This salad is salty but sweet, exotic yet easy to make, and the flavour combinations perfectly bridge the gap between the seasons.
The star ingredient here is halloumi, a semi-firm brined Cypriot cheese made of a blend of goat, sheep, and sometimes cow’s milk. Its firmness lends itself perfectly for grilling and frying, as its high melting point helps it to retain its shape. Its taste is akin to kefalotyri, another famous Greek cheese used primarily for the flambéed saganaki dish, but slightly sweeter and more vegetal. The main difference lies in the texture. Halloumi has a bit of a squeak to it, which makes it a great addition to a salad, as it provides an unexpected textural component.

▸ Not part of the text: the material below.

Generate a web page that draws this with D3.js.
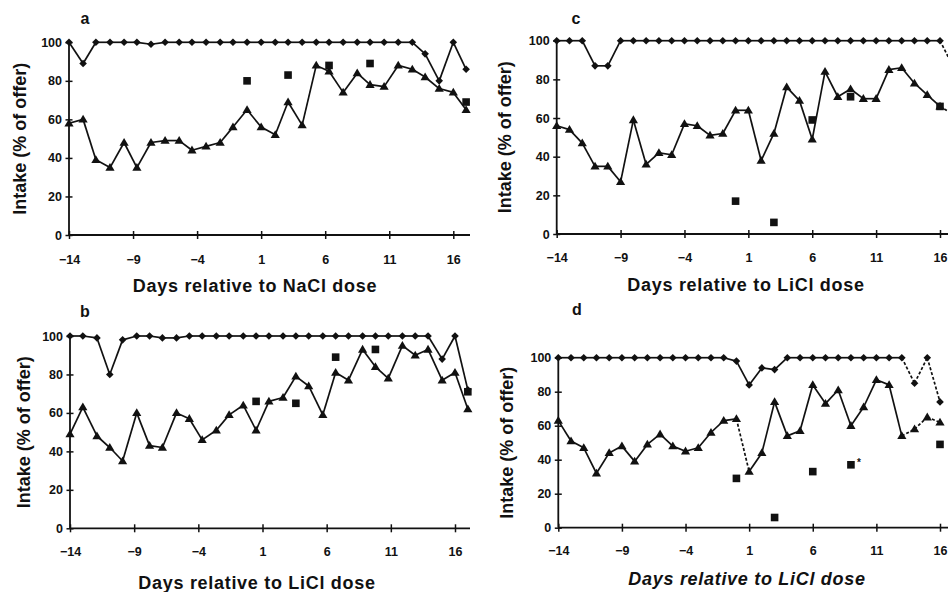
<!DOCTYPE html>
<html><head><meta charset="utf-8">
<script src="https://cdn.jsdelivr.net/npm/d3@7"></script>
<style>
body{margin:0;background:#fff;overflow:hidden;}
text{font-family:"Liberation Sans",Arial,sans-serif;font-weight:bold;fill:#111;}
</style></head><body><svg id="chart" width="948" height="592"></svg>
<script>
// ---------- data ----------
const tickDays = [-14, -9, -4, 1, 6, 11, 16];
const yTicks = [0, 20, 40, 60, 80, 100];

// panel a (NaCl)
const daysA = [-14, -12.9, -11.9, -10.8, -9.7, -8.7, -7.6, -6.5, -5.4, -4.4, -3.3, -2.2, -1.2, -0.1, 1, 2.1, 3.1, 4.2, 5.3, 6.3, 7.4, 8.5, 9.5, 10.6, 11.7, 12.8, 13.8, 14.9, 16, 17];
const diamondsA = [100, 89, 100, 100, 100, 100, 99, 100, 100, 100, 100, 100, 100, 100, 100, 100, 100, 100, 100, 100, 100, 100, 100, 100, 100, 100, 94, 80, 100, 86];
const trianglesA = [58, 60, 39, 35, 48, 35, 48, 49, 49, 44, 46, 48, 56, 65, 56, 52, 69, 57, 88, 85, 74, 84, 78, 77, 88, 86, 82, 76, 74, 65];
const squareDaysA = [-0.1, 3.1, 6.3, 9.5, 17];
const squaresA = [80, 83, 88, 89, 69];

// panel b (LiCl)
const daysB = [-14, -13, -11.9, -10.9, -9.9, -8.8, -7.8, -6.8, -5.7, -4.7, -3.7, -2.6, -1.6, -0.5, 0.5, 1.5, 2.6, 3.6, 4.6, 5.7, 6.7, 7.7, 8.8, 9.8, 10.8, 11.9, 12.9, 13.9, 15, 16, 17];
const diamondsB = [100, 100, 99, 80, 98, 100, 100, 99, 99, 100, 100, 100, 100, 100, 100, 100, 100, 100, 100, 100, 100, 100, 100, 100, 100, 100, 100, 100, 88, 100, 72];
const trianglesB = [49, 63, 48, 42, 35, 60, 43, 42, 60, 57, 46, 51, 59, 64, 51, 66, 68, 79, 74, 59, 81, 77, 93, 84, 78, 95, 90, 93, 77, 81, 62];
const squareDaysB = [0.5, 3.6, 6.7, 9.8, 17];
const squaresB = [66, 65, 89, 93, 71];

// panel c (LiCl)
const daysC = [-14, -13, -12, -11, -10, -9, -8, -7, -6, -5, -4, -3, -2, -1, 0, 1, 2, 3, 4, 5, 6, 7, 8, 9, 10, 11, 12, 13, 14, 15, 16, 17];
const diamondsC = [100, 100, 100, 87, 87, 100, 100, 100, 100, 100, 100, 100, 100, 100, 100, 100, 100, 100, 100, 100, 100, 100, 100, 100, 100, 100, 100, 100, 100, 100, 100, 87];
const trianglesC = [56, 54, 47, 35, 35, 27, 59, 36, 42, 41, 57, 56, 51, 52, 64, 64, 38, 52, 76, 69, 49, 84, 71, 75, 70, 70, 85, 86, 78, 72, 66, 62];
const squareDaysC = [0, 3, 6, 9, 16];
const squaresC = [17, 6, 59, 71, 66];

// panel d (LiCl)
const daysD = [-14, -13, -12, -11, -10, -9, -8, -7, -6, -5, -4, -3, -2, -1, 0, 1, 2, 3, 4, 5, 6, 7, 8, 9, 10, 11, 12, 13, 14, 15, 16];
const diamondsD = [100, 100, 100, 100, 100, 100, 100, 100, 100, 100, 100, 100, 100, 100, 98, 84, 94, 93, 100, 100, 100, 100, 100, 100, 100, 100, 100, 100, 85, 100, 74];
const trianglesD = [63, 51, 47, 32, 44, 48, 39, 49, 55, 48, 45, 47, 56, 63, 64, 33, 44, 74, 54, 57, 84, 73, 81, 60, 71, 87, 84, 54, 58, 65, 62];
const squareDaysD = [0, 3, 6, 9, 16];
const squaresD = [29, 6, 33, 37, 49];

const panelLetters = ["a", "b", "c", "d"];
const xLabels = ["Days relative to NaCl dose", "Days relative to LiCl dose", "Days relative to LiCl dose", "Days relative to LiCl dose"];
const yLabel = "Intake (% of offer)";

// ---------- layout ----------
const panels = [
  {letter: panelLetters[0], xLabel: xLabels[0], days: daysA, dia: diamondsA, tri: trianglesA, sqD: squareDaysA, sqV: squaresA,
   x0: 69, x16: 453.3, xEnd: 470, y0: 235, y100: 42.3, lx: 85, ly: 18, ylx: 20, xty: 260, xlx: 255, xly: 286, italic: false,
   dashDia: [], dashTri: [], star: null},
  {letter: panelLetters[1], xLabel: xLabels[1], days: daysB, dia: diamondsB, tri: trianglesB, sqD: squareDaysB, sqV: squaresB,
   x0: 70, x16: 455, xEnd: 470, y0: 528.3, y100: 336, lx: 85, ly: 311, ylx: 24, xty: 552, xlx: 257, xly: 583, italic: false,
   dashDia: [], dashTri: [], star: null},
  {letter: panelLetters[2], xLabel: xLabels[2], days: daysC, dia: diamondsC, tri: trianglesC, sqD: squareDaysC, sqV: squaresC,
   x0: 556.7, x16: 940, xEnd: 960, y0: 234, y100: 40.7, lx: 576, ly: 18, ylx: 505, xty: 258, xlx: 746, xly: 285, italic: false,
   dashDia: [16], dashTri: [16], star: null},
  {letter: panelLetters[3], xLabel: xLabels[3], days: daysD, dia: diamondsD, tri: trianglesD, sqD: squareDaysD, sqV: squaresD,
   x0: 558.3, x16: 940, xEnd: 960, y0: 527.7, y100: 357.7, lx: 577, ly: 309, ylx: 507, xty: 551, xlx: 747, xly: 579, italic: true,
   dashDia: [13, 14, 15], dashTri: [0, 13, 14, 15], star: 3}
];

const svg = d3.select("#chart");
svg.append("rect").attr("width", 948).attr("height", 592).attr("fill", "#fff");
const ink = "#111";

panels.forEach(p => {
  const g = svg.append("g");
  const x = d3.scaleLinear().domain([-14, 16]).range([p.x0, p.x16]);
  const y = d3.scaleLinear().domain([0, 100]).range([p.y0, p.y100]);

  // axes lines
  g.append("line").attr("x1", p.x0).attr("x2", p.x0).attr("y1", y(0)).attr("y2", y(100))
    .attr("stroke", ink).attr("stroke-width", 1.8);
  g.append("line").attr("x1", p.x0).attr("x2", p.xEnd).attr("y1", y(0)).attr("y2", y(0))
    .attr("stroke", ink).attr("stroke-width", 1.8);

  // y axis ticks via d3 axis
  const ya = g.append("g").attr("transform", `translate(${p.x0},0)`)
    .call(d3.axisLeft(y).tickValues(yTicks).tickSize(3).tickPadding(4).tickSizeOuter(0));
  ya.select(".domain").remove();
  ya.selectAll(".tick line").attr("x1", -3.5).attr("x2", 3.5).attr("stroke", ink).attr("stroke-width", 1.5);
  ya.selectAll(".tick text").attr("x", -7).attr("font-size", 12.5).attr("font-family", null).attr("fill", ink);

  // x axis ticks
  const xa = g.append("g").attr("transform", `translate(0,${y(0)})`)
    .call(d3.axisBottom(x).tickValues(tickDays).tickSize(4).tickSizeOuter(0));
  xa.select(".domain").remove();
  xa.selectAll(".tick line").attr("y1", -4).attr("y2", 4).attr("stroke", ink).attr("stroke-width", 1.5);
  xa.selectAll(".tick text").attr("y", p.xty - y(0)).attr("dy", "0.35em").attr("font-size", 12.5).attr("font-family", null).attr("fill", ink);

  // labels
  g.append("text").attr("x", p.lx).attr("y", p.ly).attr("text-anchor", "middle").attr("dominant-baseline", "central")
    .attr("font-size", 16).text(p.letter);
  g.append("text").attr("x", p.xlx).attr("y", p.xly).attr("text-anchor", "middle").attr("dominant-baseline", "central")
    .attr("font-size", 18).attr("letter-spacing", 0.7).attr("font-style", p.italic ? "italic" : "normal").text(p.xLabel);
  g.append("text").attr("transform", `translate(${p.ylx},${(y(0) + y(100)) / 2}) rotate(-90)`)
    .attr("text-anchor", "middle").attr("dominant-baseline", "central").attr("font-size", 18).text(yLabel);

  // series lines (segment by segment for dashed parts)
  function drawSeries(vals, dashList) {
    const pts = p.days.map((d, i) => [d, vals[i]]);
    d3.pairs(pts).forEach(([a, b]) => {
      const dashed = dashList.some(dd => Math.abs(dd - a[0]) < 0.01);
      g.append("line").attr("x1", x(a[0])).attr("y1", y(a[1])).attr("x2", x(b[0])).attr("y2", y(b[1]))
        .attr("stroke", ink).attr("stroke-width", 1.7)
        .attr("stroke-dasharray", dashed ? "3,2" : null);
    });
  }
  drawSeries(p.dia, p.dashDia);
  drawSeries(p.tri, p.dashTri);

  // diamonds
  g.selectAll(null).data(p.days.map((d, i) => [d, p.dia[i]])).enter().append("path")
    .attr("transform", d => `translate(${x(d[0])},${y(d[1])})`)
    .attr("d", "M0,-3.8L3.8,0L0,3.8L-3.8,0Z").attr("fill", ink);
  // triangles
  g.selectAll(null).data(p.days.map((d, i) => [d, p.tri[i]])).enter().append("path")
    .attr("transform", d => `translate(${x(d[0])},${y(d[1])})`)
    .attr("d", "M0,-4.6L4.6,3.2L-4.6,3.2Z").attr("fill", ink);
  // squares
  g.selectAll(null).data(p.sqD.map((d, i) => [d, p.sqV[i]])).enter().append("rect")
    .attr("x", d => x(d[0]) - 3.8).attr("y", d => y(d[1]) - 3.8).attr("width", 7.6).attr("height", 7.6)
    .attr("fill", ink);
  if (p.star !== null) {
    g.append("text").attr("x", x(p.sqD[p.star]) + 6).attr("y", y(p.sqV[p.star]) + 1)
      .attr("font-size", 10).text("*");
  }
});
</script></body></html>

Here we have matched the briny bite of halloumi with plump figs and a bitter arugula base to capture the notes of fall, both deep and harvest sweet.
250 g of halloumi, cut into 1 cm cubes
1 teaspoon (5ml) of grapeseed oil
8 figs, quartered
4 cups of baby arugula
2 tablespoons (30 ml) of Kozlik’s Fig and Balsamic Mustard
3 tablespoons (45 ml) of olive oil
2 tablespoons (30 ml) of red wine vinegar
In a small resealable container, combine all of the ingredients for the dressing and shake well. If you cannot locate the specialty mustard, substituting a good quality sweet honey mustard will do the trick.
Heat a large cast iron pan over medium heat. Once the pan is evenly warmed, add the grapeseed oil to coat evenly.
Evenly layer the cubed halloumi in the pan and allow to gently fry for about one minute, until golden brown. Using tongs, flip the halloumi to a different side of the cube and fry for one more minute. Repeat for all sides of the halloumi cube.
Once the halloumi is fried, serve the salad.
To assemble, toss the arugula with the dressing and divide evenly among four plates. Top each plate with two quartered figs and a quarter of the fried halloumi.